Exercise prompt
Each line below should be retyped exactly, with no pictures.

Data excerpt
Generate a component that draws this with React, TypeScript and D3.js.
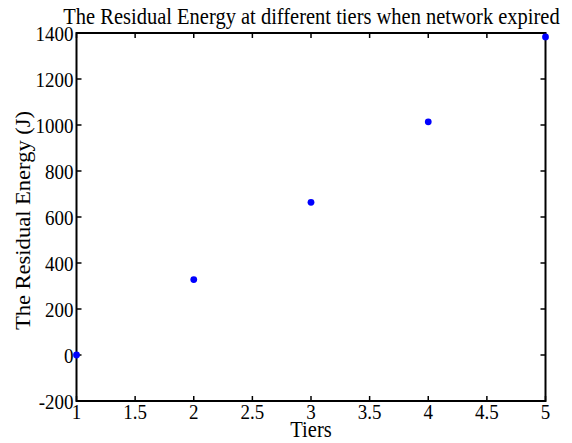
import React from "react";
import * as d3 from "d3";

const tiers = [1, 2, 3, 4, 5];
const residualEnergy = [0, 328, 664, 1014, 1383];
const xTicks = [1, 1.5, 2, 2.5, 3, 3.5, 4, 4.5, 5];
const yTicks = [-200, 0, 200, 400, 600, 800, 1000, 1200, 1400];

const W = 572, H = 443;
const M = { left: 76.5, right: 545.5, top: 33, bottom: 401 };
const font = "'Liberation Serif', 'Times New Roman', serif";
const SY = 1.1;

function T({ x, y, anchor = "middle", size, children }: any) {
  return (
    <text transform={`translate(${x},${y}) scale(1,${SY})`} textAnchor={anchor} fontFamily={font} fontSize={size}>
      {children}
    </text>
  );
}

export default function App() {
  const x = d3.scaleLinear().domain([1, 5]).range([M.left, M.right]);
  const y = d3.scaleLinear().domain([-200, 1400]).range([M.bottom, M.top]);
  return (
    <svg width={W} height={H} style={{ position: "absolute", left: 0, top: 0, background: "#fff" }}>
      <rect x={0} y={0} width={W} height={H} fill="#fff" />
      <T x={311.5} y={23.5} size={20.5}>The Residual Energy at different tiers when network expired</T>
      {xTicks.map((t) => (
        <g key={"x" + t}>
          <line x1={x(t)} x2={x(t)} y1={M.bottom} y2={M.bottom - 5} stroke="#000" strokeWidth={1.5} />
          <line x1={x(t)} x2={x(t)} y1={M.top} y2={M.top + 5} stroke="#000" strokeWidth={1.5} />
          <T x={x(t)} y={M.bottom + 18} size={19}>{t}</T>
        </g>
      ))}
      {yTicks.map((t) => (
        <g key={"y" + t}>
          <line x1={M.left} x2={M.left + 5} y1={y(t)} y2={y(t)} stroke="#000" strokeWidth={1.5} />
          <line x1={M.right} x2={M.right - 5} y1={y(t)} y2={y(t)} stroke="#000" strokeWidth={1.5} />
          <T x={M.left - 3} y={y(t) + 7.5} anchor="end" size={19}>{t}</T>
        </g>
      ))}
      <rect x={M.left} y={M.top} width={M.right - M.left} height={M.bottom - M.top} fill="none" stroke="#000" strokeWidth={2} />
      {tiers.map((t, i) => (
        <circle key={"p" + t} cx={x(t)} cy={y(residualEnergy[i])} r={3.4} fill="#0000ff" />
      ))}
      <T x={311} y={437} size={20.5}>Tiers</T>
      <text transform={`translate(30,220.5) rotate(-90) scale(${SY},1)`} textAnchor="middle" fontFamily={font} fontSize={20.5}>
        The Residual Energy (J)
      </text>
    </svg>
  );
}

Answer for this exercise
Generate a component that draws this with React, TypeScript and D3.js.
import React from "react";
import * as d3 from "d3";

const tiers = [1, 2, 3, 4, 5];
const residualEnergy = [0, 328, 664, 1014, 1383];
const xTicks = [1, 1.5, 2, 2.5, 3, 3.5, 4, 4.5, 5];
const yTicks = [-200, 0, 200, 400, 600, 800, 1000, 1200, 1400];

const W = 572, H = 443;
const M = { left: 76.5, right: 545.5, top: 33, bottom: 401 };
const font = "'Liberation Serif', 'Times New Roman', serif";
const SY = 1.1;

function T({ x, y, anchor = "middle", size, children }: any) {
  return (
    <text transform={`translate(${x},${y}) scale(1,${SY})`} textAnchor={anchor} fontFamily={font} fontSize={size}>
      {children}
    </text>
  );
}

export default function App() {
  const x = d3.scaleLinear().domain([1, 5]).range([M.left, M.right]);
  const y = d3.scaleLinear().domain([-200, 1400]).range([M.bottom, M.top]);
  return (
    <svg width={W} height={H} style={{ position: "absolute", left: 0, top: 0, background: "#fff" }}>
      <rect x={0} y={0} width={W} height={H} fill="#fff" />
      <T x={311.5} y={23.5} size={20.5}>The Residual Energy at different tiers when network expired</T>
      {xTicks.map((t) => (
        <g key={"x" + t}>
          <line x1={x(t)} x2={x(t)} y1={M.bottom} y2={M.bottom - 5} stroke="#000" strokeWidth={1.5} />
          <line x1={x(t)} x2={x(t)} y1={M.top} y2={M.top + 5} stroke="#000" strokeWidth={1.5} />
          <T x={x(t)} y={M.bottom + 18} size={19}>{t}</T>
        </g>
      ))}
      {yTicks.map((t) => (
        <g key={"y" + t}>
          <line x1={M.left} x2={M.left + 5} y1={y(t)} y2={y(t)} stroke="#000" strokeWidth={1.5} />
          <line x1={M.right} x2={M.right - 5} y1={y(t)} y2={y(t)} stroke="#000" strokeWidth={1.5} />
          <T x={M.left - 3} y={y(t) + 7.5} anchor="end" size={19}>{t}</T>
        </g>
      ))}
      <rect x={M.left} y={M.top} width={M.right - M.left} height={M.bottom - M.top} fill="none" stroke="#000" strokeWidth={2} />
      {tiers.map((t, i) => (
        <circle key={"p" + t} cx={x(t)} cy={y(residualEnergy[i])} r={3.4} fill="#0000ff" />
      ))}
      <T x={311} y={437} size={20.5}>Tiers</T>
      <text transform={`translate(30,220.5) rotate(-90) scale(${SY},1)`} textAnchor="middle" fontFamily={font} fontSize={20.5}>
        The Residual Energy (J)
      </text>
    </svg>
  );
}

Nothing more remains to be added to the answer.